According to "The Checklist Manifesto," the New York Times bestseller by Atul Gawande, professionals who do highly technical work such as surgeons, airplane pilots, and architects use checklists to help guard against making avoidable mistakes.
One of the challenges traditional checklists pose in more creative industries, such as web design, is that they employ a highly defined set of tasks, which can limit creativity, especially as tasks change according to project.
Virginia Tech researchers, in collaboration with Manhattan-based web design startup B12, wondered whether it would be possible to take Gawande's concept and apply it to a scenario with less rigidly defined tasks such as web design, and apply checklists more broadly to creatively driven tasks like writing or programming.
The research team describe their findings in "Critter: Augmenting Creative Work with Dynamic Checklists, Automated Quality Assurance, and Contextual Reviewer Feedback," presented at CHI 2019, the ACM CHI Conference on Human Factors in Computing Systems.
Aditya Bharadwaj, a Ph.D. candidate in the Department of Computer Science in the College of Engineering at Virginia Tech and first author on the study, collaborated with B12 to study the workflow habits of designers. Many of B12's design experts work remotely, making face-to-face review an impossibility.
Bharadwaj, who previously worked as a software developer at Paypal, first needed to identify where and what was causing the designers at B12 to overlook aspects of their work before passing it on for review by another team member.
The team used a framework called Critter as part of Orchestra, an open-source platform for managing teams of experts and machines. Critter gave the web designers at B12 the ability to make the checklists dynamic and either prune the checklists manually, or use the ability of the checklists to self-prune tasks.
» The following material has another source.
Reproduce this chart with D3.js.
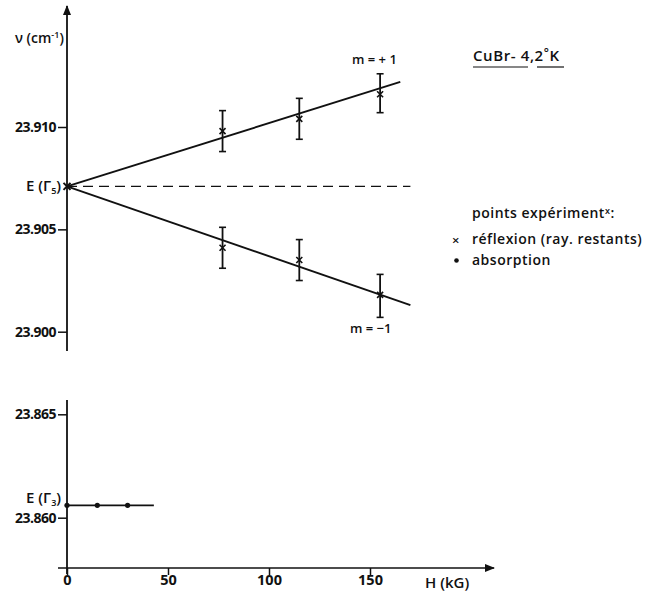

One of the other benefits of using Critter was its AutoQA functionality, an interface embedded in B12's browser-based website editor. AutoQA allowed designers to check for common errors without bringing in a reviewer, improving on the website so their reviewers could focus on the more challenging aspects of the project.
The Critter checklist pruned 20.4 percent of checklist items on each project and checked for things like image resolution and layout, and also displayed feedback on previous projects so designers could reference older projects for compliance.
"We saw a lot of qualitative results that indicated using the software helped junior designers in particular deliver a website with fewer errors," says co-author Pao Siangliulue, tech lead at B12 and Bharadwaj's mentor.
Early in Bharadwaj's research he shadowed designers, which allowed him to easily identify their challenges in adhering to a flat and plain checklist. He used checklists as a rubric to provide contextual feedback and reinforce the importance of checklists as part of the design process. He saw that developers benefited from the hierarchically presented dynamic checklists, and they valued contextually provided feedback.
"Designers value human feedback and Critter helped a lot by allowing reviewers to focus on the most challenging parts of the design work after our automated approaches took care of low-hanging fruit," says co-author Adam Marcus, co-founder and chief technology officer at B12.
The added flexibility of dynamic checklists paired with the efficiency of automated quality assurance allowed the company to scale its efforts while improving quality. The checklist-based feedback simultaneously gave B12's design experts a better sense of where they needed to concentrate efforts and made them feel more like a cohesive unit.
"Web design is the digital outlet of commerce and communication today, so having the ability to give designers tools that could be helpful to them is a great feeling of satisfaction," says Kurt Luther, assistant professor of computer science and co-author on the CHI 2019 paper.
While the team's research mainly focused on website design, the research results from their work apply to other creative domains, such as writing and programming. The Critter system can be used to add structure to many broadly defined creative tasks while maintaining the dynamism and nonlinearity of the complex workflows associated with them.